In our conversation, Mould riffs on the morning news: Roe v. Wade’s likely demise.
“This is the minority party showing us what ‘freedom’ looks like.” Mould laughs darkly. “This doesn’t look like the freedom I keep hearing about.” He is somehow optimistic on this issue, though: “I don’t think it will take long for the people to have their say on this one.”
But he hasn’t lost touch with his signature rage — rage at the killing of George Floyd, he says, and at “all kinds of madness leading to the election, then all the attendant nonsense of Jan. 6.”
With his 2020 album Blue Hearts, Mould made a serious return to political angst after the relative cheerfulness of Sunshine Rock, released the previous year. On it, he fires full volleys of taut rock with renewed urgency.
“Wake up every day to see a nation in flames/ We click and we tweet and we spread these tales of blame,” Mould intones over the trademark buzzsaw of his guitar — and the relentless drive of his long-established rhythm section, bassist Jason Narducy and drummer Jon Wurster.

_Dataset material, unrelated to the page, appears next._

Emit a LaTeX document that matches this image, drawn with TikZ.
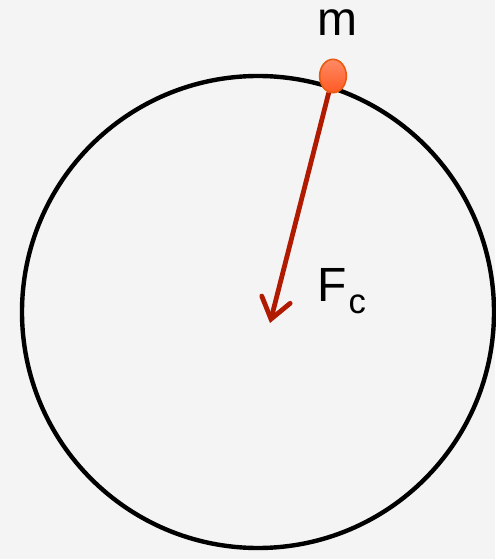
\documentclass[tikz,border=0pt]{standalone}
\usepackage{fontspec}
\setmainfont{Liberation Sans}
\usepackage{xcolor}
\usetikzlibrary{arrows.meta, positioning, shapes.geometric}
\definecolor{bgcol}{HTML}{F4F4F4}
\definecolor{forcecol}{HTML}{B01A00}
\definecolor{masstop}{HTML}{FF8A66}
\definecolor{massbot}{HTML}{FF5A22}
\definecolor{massedge}{HTML}{E85A10}

\begin{document}
\begin{tikzpicture}[
  x=0.75pt, y=-0.75pt,
  orbit/.style={draw=black, line width=3.3pt},
  massdot/.style={ellipse, draw=massedge, line width=1.2pt, top color=masstop, bottom color=massbot,
    minimum width=20pt, minimum height=25pt, inner sep=0pt},
  forcearrow/.style={-{Straight Barb[length=15pt, width=22pt, line cap=round]}, draw=forcecol, line width=3.6pt},
  lbl/.style={font=\fontsize{36}{40}\selectfont, inner sep=0pt}
]
  \fill[bgcol] (0,0) rectangle (495,559);
  \useasboundingbox (0,0) rectangle (495,559);
  \coordinate (ctr) at (258,312);
  \draw[orbit] (ctr) circle[radius=236];
  \node[massdot] (mass) at (333,76) {};
  \coordinate (tip) at (270,323);
  \draw[forcearrow] (mass) -- (tip);
  \node[lbl, anchor=base] (mlbl) at (337,36) {m};
  \node[lbl, anchor=base west] (flbl) at (317,301) {F\hspace{1.5pt}\raisebox{-9pt}{\fontsize{26}{30}\selectfont c}};
\end{tikzpicture}
\end{document}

“I probably have driven some people away lately, and that’s OK,” Mould says. “There’s a time and a place to shut up and rock, but that’s not right now.”
Mould has been thinking a lot about the 1980s and how the America of those years set up the country’s current pain. Blue Hearts conveys a cautionary, historical tone. And some of that, he admits, is a reflection of his own personal history.
“I guess for years I was taking it for granted that my audience knew my history and knew my story,” Mould says. With Blue Hearts, he says, he decided that “a reminder might not be a bad thing.”
Mould started Hüsker Dü in the spring of 1979 with bassist Greg Norton and drummer-singer Grant Hart. He was 18 years old. “We were three guys just sort of making shit up,” he says. Although the trio went through an acrimonious breakup in 1988, Mould is proud of “trying out a lot of different sounds, trying to eventually grow into our own sound. We did a lot of good work.”
Left to his own devices, Mould knew he did not want to make a record that sounded like his first. So, for Workbook, his first solo album, he says he set out to relearn guitar. On that path, he says, “I started digging a little deeper into orchestration, into Celtic music, into bluegrass, into funk … and writing for an individual voice,” his own.
The album, released in 1989, remains a diamond in a deep and consistently satisfying catalog.
Mould’s been driving the bus ever since, revisiting the power trio format with Sugar for two excellent albums — Copper Blue in 1992 and 1994’s File Under Easy Listening — before resuming a solo career and diversifying his sound into electronic club music, something that coincided with him fully embracing his identity as a gay man.
The Last Dog and Pony Show, which Mould put out in 1998, was, he says, the end of his “rock ’n’ roll-guitarist-living-in-the-van kind of thing.”
Until that time he’d been ignoring his sexual identity, he says. But he decided that needed to change. “I was living in New York City,” he says, “and I thought maybe if I put the guitar down and just sort of got into gay life, I’d find more of myself.”
He listened his way into the gay community, he says, where “the soundtrack was very different from rock ’n’ roll — it was club music.” He dove in, he says. That’s had a lasting effect. “Twenty years later, I’m much more comfortable in my own skin.”
Mould’s foray into club music led to DJ Blowoff, a dance party he and house remixer, producer, and recording artist Rich Morel started in Washington, D.C. in 2003. They brought Blowoff to Bear Week in Provincetown in 2008 and returned for years after that for Tuesday nights at the Boatslip.
Mould says he loves the history of artists and writers that pervades Provincetown. He comes for the light, too: “It’s incredible.” About this stop on his tour, Bob Mould is uncharacteristically sanguine. He’s happy, he says, “just to be able to bring a party to P’town and be a part of that.”
No Time to Shut Up
The event: Bob Mould in concert, “Solo Electric: Distortion and Blue Hearts!”
The time: Friday, May 27 at 7 p.m.
The place: Provincetown Town Hall, 260 Commercial St.